Until 1984 when I left the insurance business and began writing full-time, I had never been a stay-at-home mother. After that, and long before it became a “thing,” I became a work-at-home mother. Now I’m a work-at-home caregiver which means I don’t get out much. Most of my social interactions happen online, by email or text. Snail mail? Not so much. That involves writing a letter on my computer, printing it, locating a stamp and envelope, and getting it in the mail. For someone with no secretarial help, that’s way too much work. But I digress.
These days I generally receive at least two AI-generated scam emails a day. They generally begin with something like, “I hope you’re having a pleasant day. My name is Something or Other, and I’m the “organizer, founder, or director of—take your pick—the Tea Drinker’s, Tequila Lovers, Mozambique Readers Club—take your pick again. For a small fee we would like to introduce, feature or present your wonderful your book, such and such, (usually one of my older titles), with its emotionally impactful, thrilling, and spellbinding storytelling to our countless members. Believe me, you need a tall pair of boots to make your way through that pile of BS. (Thank you, Andy Griffith for “What it Was, Was Football.”)

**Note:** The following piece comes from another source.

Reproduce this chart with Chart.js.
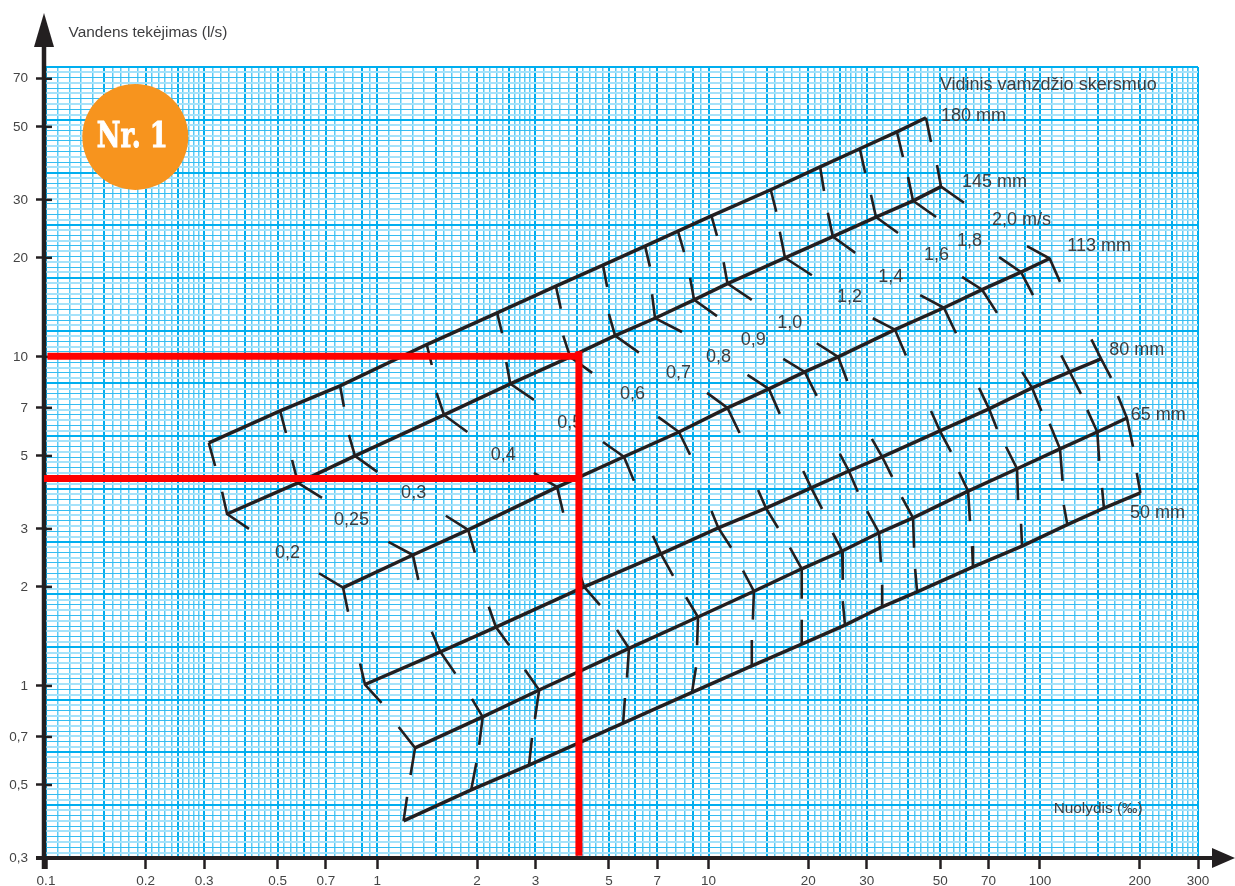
<!doctype html>
<html><head><meta charset="utf-8"><style>html,body{margin:0;background:#fff}canvas{display:block}</style>
<script src="https://cdn.jsdelivr.net/npm/chart.js@4"></script></head><body>
<canvas id="c" width="1235" height="886"></canvas>
<script>
// Axis ticks
const xTickValues=[0.1,0.2,0.3,0.5,0.7,1,2,3,5,7,10,20,30,50,70,100,200,300];
const xTickLabels=['0.1','0.2','0.3','0.5','0.7','1','2','3','5','7','10','20','30','50','70','100','200','300'];
const yTickValues=[0.3,0.5,0.7,1,2,3,5,7,10,20,30,50,70];
const yTickLabels=['0,3','0,5','0,7','1','2','3','5','7','10','20','30','50','70'];
// Graph-paper rulings
const paperDecades=[0.1,1,10,100];
const paperMantissas=[1,1.5,2,2.5,3,4,5,6,7,9];
const paperParts=[5,5,5,5,5,5,4,3,4,2];
const paperYMain=[0.3,0.435,0.63,0.906,1.31,1.90,2.74,3.97,5.75,8.3,12.0,17.4,25.2,36.3,52.5,76];
// Pipes: slope (x), flow (y), velocity-whisker ends
const slope180=[0.310,0.509,0.772,1.41,2.30,3.46,4.80,6.43,8.08,10.2,15.4,21.7,28.6,37.0,45.3];
const flow180=[5.48,6.85,8.16,10.9,13.6,16.4,19.0,21.7,24.1,26.8,32.2,37.8,42.9,48.3,53.3];
const low180x=[0.324,0.530,0.793,1.46,2.38,3.58,4.94,6.65,8.43,10.6,16.0,22.3,29.7,38.6,46.9];
const low180y=[4.66,5.87,7.05,9.45,11.8,14.0,16.3,18.8,20.8,23.3,27.6,31.9,36.2,40.5,45.0];
const slope145=[0.352,0.576,0.856,1.59,2.52,3.82,5.22,6.89,9.04,11.4,17.0,23.7,32.0,41.4,50.3];
const flow145=[3.33,4.14,5.00,6.66,8.28,10.0,11.6,13.1,14.9,16.7,20.0,23.2,26.6,29.8,32.9];
const up145x=[0.340,0.553,0.821,1.51,2.45,3.64,5.00,6.75,8.79,11.1,16.4,22.9,30.9,40.0,48.9];
const up145y=[3.89,4.86,5.79,7.77,9.65,11.6,13.5,15.5,17.4,19.4,24.0,27.4,31.1,35.2,38.3];
const low145x=[0.410,0.681,1.00,1.87,2.97,4.45,6.16,8.31,10.6,13.5,20.5,27.7,37.3,48.6,59.0];
const low145y=[3.00,3.73,4.47,5.91,7.40,8.94,10.3,11.9,13.3,14.9,17.7,20.7,23.8,26.6,29.4];
const slope113=[0.788,1.28,1.88,3.49,5.55,8.14,11.4,15.2,19.5,24.6,36.5,51.3,66.9,87.7,107];
const flow113=[1.99,2.50,2.98,4.02,4.97,5.91,7.00,7.99,9.00,10.0,12.1,14.1,16.0,18.1,19.9];
const up113x=[0.667,1.08,1.61,2.97,4.80,7.04,9.89,13.1,16.8,21.2,31.3,43.5,58.2,75.3,91.4];
const up113y=[2.20,2.74,3.29,4.44,5.51,6.57,7.77,8.81,9.86,11.0,13.1,15.4,17.5,20.1,21.7];
const low113x=[0.816,1.33,1.97,3.64,5.95,8.79,12.4,16.4,21.2,26.2,39.4,55.8,74.2,95.3,115];
const low113y=[1.68,2.10,2.54,3.36,4.20,5.04,5.87,6.71,7.61,8.45,10.1,11.8,13.6,15.4,16.9];
const slope80=[0.918,1.55,2.28,4.21,7.18,10.7,14.9,20.4,26.5,33.4,49.9,70.2,94.7,123,153];
const flow80=[1.01,1.27,1.51,2.00,2.52,3.02,3.47,4.00,4.50,4.97,5.96,6.95,8.05,9.00,9.86];
const up80x=[0.887,1.46,2.17,4.01,6.79,10.2,14.1,19.3,24.9,31.1,46.9,65.5,88.3,116,143];
const up80y=[1.17,1.46,1.74,2.32,2.86,3.40,3.94,4.50,5.07,5.63,6.85,8.05,9.00,10.1,11.3];
const low80x=[1.03,1.72,2.50,4.70,7.81,11.7,16.2,22.0,28.2,35.8,53.9,74.2,101,133,164];
const low80y=[0.888,1.09,1.33,1.76,2.16,2.63,3.02,3.45,3.89,4.32,5.14,6.04,6.85,7.72,8.63];
const slope65=[1.30,2.08,3.08,5.75,9.29,13.7,19.1,25.3,32.7,41.4,60.7,85.3,115,149,183];
const flow65=[0.648,0.805,0.972,1.30,1.62,1.94,2.27,2.57,2.92,3.24,3.91,4.57,5.25,5.91,6.52];
const up65x=[1.16,1.93,2.79,5.29,8.55,12.7,17.6,23.7,30.1,38.3,57.0,79.0,107,139,172];
const up65y=[0.750,0.913,1.12,1.48,1.86,2.24,2.63,2.92,3.40,3.75,4.47,5.33,6.26,6.90,7.61];
const low65x=[1.26,2.03,2.99,5.67,9.23,13.6,19.1,25.4,33.1,41.7,61.5,85.9,117,151,191];
const low65y=[0.536,0.662,0.794,1.06,1.33,1.59,1.84,2.10,2.38,2.63,3.17,3.67,4.20,4.83,5.33];
const slope50=[1.20,1.92,2.87,5.52,8.91,13.5,19.1,25.8,33.4,42.6,62.8,88.3,121,156,201];
const flow50=[0.389,0.483,0.575,0.771,0.956,1.15,1.34,1.53,1.74,1.93,2.30,2.66,3.09,3.47,3.86];
const up50x=[1.23,1.99,2.93,5.59,9.16,13.5,19.1,25.4,33.4,42.0,62.4,87.7,118,154,196];
const up50y=[0.460,0.583,0.695,0.919,1.14,1.38,1.59,1.81,2.03,2.27,2.66,3.11,3.55,4.00,4.44];
// Red reading lines
const readSlope=4.06;
const readFlows=[10.05,4.27];
const readStarts=[0.101,0.0986];
const readTop=10.4, readBottom=0.305;
// Badge
const badgeX=0.186, badgeY=46.6, badgeText='Nr. 1';
// Annotations: text, slope anchor, flow anchor
const noteTexts=['Vandens tekėjimas (l/s)','Nuolydis (‰)','Vidinis vamzdžio skersmuo','180 mm','145 mm','113 mm','80 mm','65 mm','50 mm','2,0 m/s','1,8','1,6','1,4','1,2','1,0','0,9','0,8','0,7','0,6','0,5','0,4','0,3','0,25','0,2'];
const noteX=[0.117,110,49.9,50.3,58.2,121,162,188,187,71.7,56.2,44.7,32.5,24.4,16.1,12.5,9.82,7.44,5.40,3.49,2.20,1.18,0.740,0.491];
const noteY=[97.9,0.429,67.6,54.4,34.3,21.9,10.6,6.71,3.40,26.4,22.8,20.6,17.7,15.4,12.8,11.4,10.1,9.00,7.77,6.34,5.07,3.89,3.22,2.57];

const ink='#231f20', cyan='#00aeef';
const zip=(xs,ys)=>xs.map((x,i)=>({x,y:ys[i]}));
const gap={x:NaN,y:NaN};
function whiskers(jx,jy,ux,uy,lx,ly){
  const pts=[];
  jx.forEach((x,i)=>{
    if(ux) pts.push({x:ux[i],y:uy[i]});
    pts.push({x,y:jy[i]});
    if(lx) pts.push({x:lx[i],y:ly[i]});
    pts.push(gap);
  });
  return pts;
}
const lineDs=(data,w,color=ink,extra={})=>Object.assign({data,showLine:true,borderColor:color,borderWidth:w,pointRadius:0,fill:false,tension:0,borderCapStyle:'butt',borderJoinStyle:'miter'},extra);
const red='#ff0000';
const pipes=[
 [slope180,flow180,null,null,low180x,low180y],
 [slope145,flow145,up145x,up145y,low145x,low145y],
 [slope113,flow113,up113x,up113y,low113x,low113y],
 [slope80,flow80,up80x,up80y,low80x,low80y],
 [slope65,flow65,up65x,up65y,low65x,low65y],
 [slope50,flow50,up50x,up50y,null,null]
];
const datasets=[
 lineDs([{x:readSlope,y:readTop},{x:readSlope,y:readBottom}],7,red,{clip:false}),
 lineDs([{x:readStarts[0],y:readFlows[0]},{x:readSlope,y:readFlows[0]}],7,red,{clip:false}),
 lineDs([{x:readStarts[1],y:readFlows[1]},{x:readSlope,y:readFlows[1]}],7,red,{clip:false}),
];
pipes.forEach(p=>{
  datasets.push(lineDs(zip(p[0],p[1]),3.5));
  datasets.push(lineDs(whiskers(...p),2.6));
});
datasets.push({data:[{x:badgeX,y:badgeY}],showLine:false,pointRadius:53,pointHoverRadius:53,pointBackgroundColor:'#f7941e',pointBorderWidth:0});

// Paper rulings: main lines plus even log subdivisions between them
const xGridTicks=[];
paperDecades.forEach(d=>paperMantissas.forEach((m,i)=>{
  const a=d*m, b=d*(i+1<paperMantissas.length?paperMantissas[i+1]:10);
  if(a>300.01) return;
  xGridTicks.push({value:a,cls:'s'});
  if(a>=299.99) return;
  for(let k=1;k<paperParts[i];k++) xGridTicks.push({value:a*Math.pow(b/a,k/paperParts[i]),cls:'m'});
}));
const yGridTicks=[];
paperYMain.forEach((v,i)=>{
  yGridTicks.push({value:v,cls:'s'});
  if(i+1<paperYMain.length) for(let k=1;k<10;k++) yGridTicks.push({value:v*Math.pow(paperYMain[i+1]/v,k/10),cls:k%2?'l':'m'});
});

const decor={
 id:'decor',
 beforeDatasetsDraw(ch){
  const c=ch.ctx,sx=ch.scales.x,sy=ch.scales.y,a=ch.chartArea;
  c.save();
  c.textAlign='left';c.textBaseline='middle';c.fillStyle='#3d3d3f';
  noteTexts.forEach((t,i)=>{
    c.font=(i<2?'15.4px':'18px')+' "Liberation Sans"';
    c.fillText(t,sx.getPixelForValue(noteX[i]),sy.getPixelForValue(noteY[i])+1.5);
  });
  c.strokeStyle=ink;c.fillStyle=ink;c.lineCap='butt';
  c.lineWidth=4.5;c.beginPath();c.moveTo(a.left-2,a.bottom+11);c.lineTo(a.left-2,a.top-21);c.stroke();
  c.lineWidth=4;c.beginPath();c.moveTo(a.left-10,a.bottom);c.lineTo(a.right+15,a.bottom);c.stroke();
  c.beginPath();c.moveTo(a.left-2,13);c.lineTo(a.left-12,47);c.lineTo(a.left+8,47);c.closePath();c.fill();
  c.beginPath();c.moveTo(1235,a.bottom);c.lineTo(a.right+14,a.bottom-10);c.lineTo(a.right+14,a.bottom+10);c.closePath();c.fill();
  c.lineWidth=2.5;
  sy.ticks.forEach(t=>{const p=sy.getPixelForValue(t.value);c.beginPath();c.moveTo(a.left-2,p);c.lineTo(a.left+6,p);c.stroke();});
  c.restore();
 },
 afterDatasetsDraw(ch){
  const c=ch.ctx,sx=ch.scales.x,sy=ch.scales.y;
  c.save();c.fillStyle='#fff';c.strokeStyle='#fff';c.lineWidth=1;c.textAlign='center';c.textBaseline='middle';
  c.font='bold 36px "DejaVu Serif"';
  const px=sx.getPixelForValue(badgeX)-3,py=sy.getPixelForValue(badgeY)+1;
  c.fillText(badgeText,px,py,71);c.strokeText(badgeText,px,py,71);
  c.restore();
 }
};
const fixedTicks=(list)=>function(s){s.ticks=list.map(t=>typeof t==='number'?{value:t}:{value:t.value,cls:t.cls});};
new Chart(document.getElementById('c'),{
 type:'scatter',
 data:{datasets},
 plugins:[decor],
 options:{
  responsive:false,animation:false,
  layout:{autoPadding:false,padding:{top:67,right:37,left:0,bottom:0}},
  plugins:{legend:{display:false},tooltip:{enabled:false},title:{display:false}},
  events:[],
  scales:{
   xg:{type:'logarithmic',axis:'x',position:'bottom',min:0.1,max:300,afterBuildTicks:fixedTicks(xGridTicks),afterFit(s){s.height=0;},
     border:{display:false},ticks:{display:false,autoSkip:false},
     grid:{drawTicks:false,color:c=>c.tick&&c.tick.cls==='s'?cyan:'#5ccbf6',lineWidth:c=>c.tick&&c.tick.cls==='s'?2:1.5}},
   yg:{type:'logarithmic',axis:'y',position:'left',min:0.3,max:76,afterBuildTicks:fixedTicks(yGridTicks),afterFit(s){s.width=0;},
     border:{display:false},ticks:{display:false,autoSkip:false},
     grid:{drawTicks:false,color:c=>{const k=c.tick&&c.tick.cls;return k==='s'?cyan:k==='m'?'#35bcf1':'#a6e2fa';},lineWidth:c=>{const k=c.tick&&c.tick.cls;return k==='s'?2:k==='m'?1:2;}}},
   x:{type:'logarithmic',position:'bottom',min:0.1,max:300,afterBuildTicks:fixedTicks(xTickValues),afterFit(s){s.height=28;},
     border:{display:false},
     grid:{drawOnChartArea:false,drawTicks:true,tickLength:11,tickWidth:2.5,tickColor:ink,color:ink},
     ticks:{autoSkip:false,maxRotation:0,minRotation:0,padding:4,color:'#444',font:{family:'"Liberation Sans"',size:13.5},callback:(v,i)=>xTickLabels[i]}},
   y:{type:'logarithmic',position:'left',min:0.3,max:76,afterBuildTicks:fixedTicks(yTickValues),afterFit(s){s.width=46;},
     border:{display:false},
     grid:{drawOnChartArea:false,drawTicks:true,tickLength:10,tickWidth:2.5,tickColor:ink,color:ink},
     ticks:{autoSkip:false,padding:8,color:'#444',font:{family:'"Liberation Sans"',size:13.5},callback:(v,i)=>yTickLabels[i]}}
  }
 }
});
</script></body></html>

This week, I received an email that started in a similar fashion. Luckily, I read far enough to learn that it was a genuine invitation from a bookstore in Bremerton asking me to participate in an outdoor literary event in July, one which I’ve actually agreed to do. By the way, there was no charge for my agreeing to do so.
That’s the bad news in the email department. But this week, too, on a day when I received two of the above missives, I also received separate letters from two women—one in Arizona and one in California—telling me that my books had helped them through the process of negotiating some really tough losses. Those letters were like finding a lost diamond ring inside the debris of a commercial vacuum cleaner, which I did once in real life, but that’s another story.
As part of her note, the fan from Arizona mentioned liking how much my realistic descriptions of places in Arizona and of desert monsoons made the landscapes in my books come to life. One of the spots she mentioned in particular was Skeleton Canyon. As a result, in my response to her, I told her about my very real connection to Skeleton Canyon. And since I spent the better part of an hour of yesterday’s writing time describing it for her, I decided to include that essay in today’s blog. And here it is:
My folks loved picnics. Sometime in the fifties, my mother decided we should go on a Sunday picnic to Skeleton Canyon, and off we went in our 1953 DeSoto with my parents and baby sister in the front seat and my three younger brothers and me in the back, where we spent most of the time going duking it out over who got to sit by a window.
Skeleton Canyon is close to the border between Arizona and New Mexico. When it was time to head home, my mother said, “Let’s go home the long way.” So we did.
This was a time when news wasn’t 24/7. We knew what the weather had been like in our part of southern Arizona, but what was happening on the far side of the Chiricahuas in western New Mexico was a complete mystery. When we left our picnic area and started down the far side of the mountains on a dirt road, we began encountering running washes. The farther we went, the deeper they got. At some point I heard my dad say to my mom, “I don’t think we’ll be able to go back up.”
Once we finally exited the mountains, we found ourselves facing the Animas Playa which is a usually dry desert lakebed, only this time it wasn’t dry. Instead, it was a vast expanse of water. The road was completely invisible, and only the tops of fence posts sticking out of the water on each side suggested where the pavement might be, so my father set his jaw, drove us to a spot at the midpoint between the two sets of fenceposts, and away we went.
With most of his family in the car and his hands on the wheel, I’m sure it was a terrifying, white-knuckled drive for him. As for us kids? Having water coming in under the doors onto the floorboard was so exciting that we stopped fighting. I don’t know how long it took for us to reach the little burg of Animas, but by the time we got there, the whole town was standing on the railroad tracks watching because our DeSoto was the first vehicle to come that way in over a week. They must have been astonished when two adults, four kids, and a baby clambered out of the car. By the way, my father traded in the DeSoto for a new Plymouth a couple of months later. I suspect the wiring was pretty much done for.
So that’s how I can write about Arizona and make it seem real to my readers. It’s because those places are real to me.
I’ve been there, done that, and got the T-shirt.